Il n'est dès lors pas nécessaire d'examiner les autres griefs de l'appelante.

3. La procédure est gratuite (art. 22 al. 1 LaCC).

* * * * *


 


PAR CES MOTIFS,
La Chambre des baux et loyers :

A la forme :

Déclare recevable l'appel interjeté le 22 février 2024 par A______ contre le jugement JTBL/33/2024 rendu le 11 janvier 2024 par le Tribunal des baux et loyers dans la cause C/25031/2023.

Au fond :

Annule ce jugement.

Renvoie la cause au Tribunal des baux et loyers pour instruction et nouvelle décision dans le sens des considérants.

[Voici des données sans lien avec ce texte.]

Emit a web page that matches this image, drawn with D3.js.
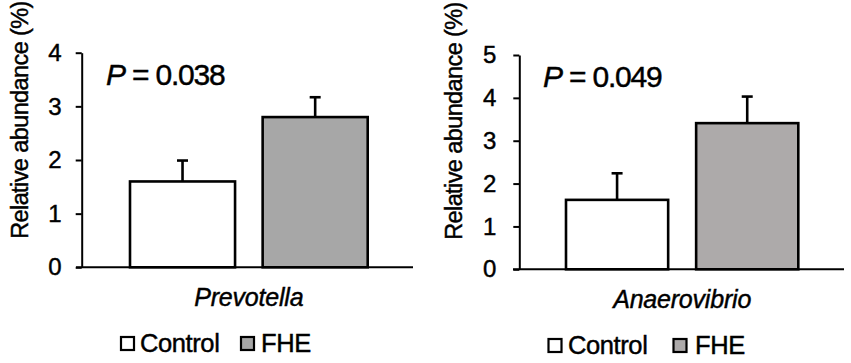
<!DOCTYPE html>
<html>
<head>
<meta charset="utf-8">
<script src="https://cdn.jsdelivr.net/npm/d3@7"></script>
<style>
  html, body { margin: 0; padding: 0; background: #fff; }
  svg { display: block; font-family: Arial, "Liberation Sans", sans-serif; }
  svg text { stroke: #000; stroke-width: 0.45px; fill: #000; }
</style>
</head>
<body>
<svg id="chart" width="851" height="363"></svg>
<script>
// ---- data ----
const categories = ["Prevotella", "Anaerovibrio"];
const groups = ["Control", "FHE"];
const controlValues = [1.60, 1.62];
const controlErrors = [0.39, 0.62];
const fheValues = [2.80, 3.41];
const fheErrors = [0.37, 0.62];
const yMaxes = [4, 5];
const yTicks = [[0, 1, 2, 3, 4], [0, 1, 2, 3, 4, 5]];
const pValues = ["0.038", "0.049"];
const yLabel = "Relative abundance (%)";

// ---- layout ----
const panels = [
  { axisX: 81.7, top: 52.7, bottom: 267.3, lineX0: 76, lineX1: 413, barX0: 130, barX1: 367.7, pad: 0.208,
    fill: "#a7a7a7", labelX: 28, labelY: 120, pX: 106, pY: 85, catY: 306, tickPad: 14,
    legY: 337, legSq: [121, 241], legTx: [140, 261], legBase: 351.5 },
  { axisX: 519.3, top: 55, bottom: 269.3, lineX0: 513, lineX1: 844, barX0: 566, barX1: 798.3, pad: 0.215,
    fill: "#adaaaa", labelX: 462, labelY: 121, pX: 543, pY: 87, catY: 307.5, tickPad: 17,
    legY: 339, legSq: [548.5, 673.5], legTx: [568, 695], legBase: 354 }
];

const svg = d3.select("#chart");

panels.forEach((p, i) => {
  const g = svg.append("g");
  const y = d3.scaleLinear().domain([0, yMaxes[i]]).range([p.bottom, p.top]);
  const x = d3.scaleBand().domain(groups).range([p.barX0, p.barX1]).paddingInner(p.pad).paddingOuter(0);

  const rows = [
    { group: "Control", value: controlValues[i], err: controlErrors[i], fill: "#ffffff" },
    { group: "FHE", value: fheValues[i], err: fheErrors[i], fill: p.fill }
  ];

  // error bars (upper only)
  rows.forEach(d => {
    const cx = x(d.group) + x.bandwidth() / 2;
    g.append("line").attr("x1", cx).attr("x2", cx)
      .attr("y1", y(d.value)).attr("y2", y(d.value + d.err))
      .attr("stroke", "#000").attr("stroke-width", 2.6);
    g.append("line").attr("x1", cx - 5.5).attr("x2", cx + 5.5)
      .attr("y1", y(d.value + d.err)).attr("y2", y(d.value + d.err))
      .attr("stroke", "#000").attr("stroke-width", 2.6);
  });

  // bars
  g.selectAll("rect.bar").data(rows).enter().append("rect")
    .attr("class", "bar")
    .attr("x", d => x(d.group))
    .attr("y", d => y(d.value))
    .attr("width", x.bandwidth())
    .attr("height", d => y(0) - y(d.value))
    .attr("fill", d => d.fill)
    .attr("stroke", "#000")
    .attr("stroke-width", 2.6);

  // y axis
  const yAxis = d3.axisLeft(y).tickValues(yTicks[i]).tickFormat(d3.format("d"))
    .tickSize(6).tickSizeOuter(0).tickPadding(p.tickPad);
  const ya = g.append("g").attr("transform", `translate(${p.axisX},0)`).call(yAxis);
  ya.attr("font-size", null).attr("font-family", null);
  ya.select(".domain").attr("stroke", "#000").attr("stroke-width", 2);
  ya.selectAll(".tick line").attr("stroke", "#000").attr("stroke-width", 2);
  ya.selectAll(".tick text").attr("fill", "#000").style("font-size", "24px")
    .style("font-family", "Arial, 'Liberation Sans', sans-serif");

  // x axis line
  g.append("line").attr("x1", p.lineX0).attr("x2", p.lineX1)
    .attr("y1", y(0)).attr("y2", y(0))
    .attr("stroke", "#000").attr("stroke-width", 2);

  // y label
  g.append("text")
    .attr("transform", `translate(${p.labelX},${p.labelY}) rotate(-90)`)
    .attr("text-anchor", "middle")
    .attr("font-size", 23.5)
    .attr("letter-spacing", -0.6)
    .text(yLabel);

  // P value
  const pt = g.append("text").attr("x", p.pX).attr("y", p.pY)
    .attr("font-size", 30).attr("letter-spacing", -1.2);
  pt.append("tspan").attr("font-style", "italic").text("P");
  pt.append("tspan").text(" = " + pValues[i]);

  // category label
  g.append("text")
    .attr("x", (p.barX0 + p.barX1) / 2)
    .attr("y", p.catY)
    .attr("text-anchor", "middle")
    .attr("font-size", 25)
    .attr("letter-spacing", -0.2)
    .attr("font-style", "italic")
    .text(categories[i]);

  // legend
  rows.forEach((d, k) => {
    g.append("rect")
      .attr("x", p.legSq[k]).attr("y", p.legY)
      .attr("width", 13).attr("height", 13)
      .attr("fill", d.fill).attr("stroke", "#000").attr("stroke-width", 2.2);
    g.append("text")
      .attr("x", p.legTx[k]).attr("y", p.legBase)
      .attr("font-size", 25.5).attr("letter-spacing", -0.4)
      .text(d.group);
  });
});
</script>
</body>
</html>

Dit que la procédure est gratuite.

Déboute les parties de toutes autres conclusions.

Siégeant :

Monsieur Ivo BUETTI, président; Madame Pauline ERARD, Madame Fabienne GEISINGER-MARIETHOZ, juges; Madame Maïté VALENTE, greffière.

 

 

 

 




 



Indication des voies de recours
:

 

Conformément aux art. 72 ss de la loi fédérale sur le Tribunal fédéral du 17 juin 2005 (LTF; RS 173.110), le présent arrêt peut être porté dans les trente jours qui suivent sa notification avec expédition complète (art. 100 al. 1 LTF) par-devant le Tribunal fédéral par la voie du recours en matière civile.

 

Le recours doit être adressé au Tribunal fédéral, 1000 Lausanne 14.

 

Valeur litigieuse des conclusions pécuniaires au sens de la LTF supérieure ou égale à 15'000 fr.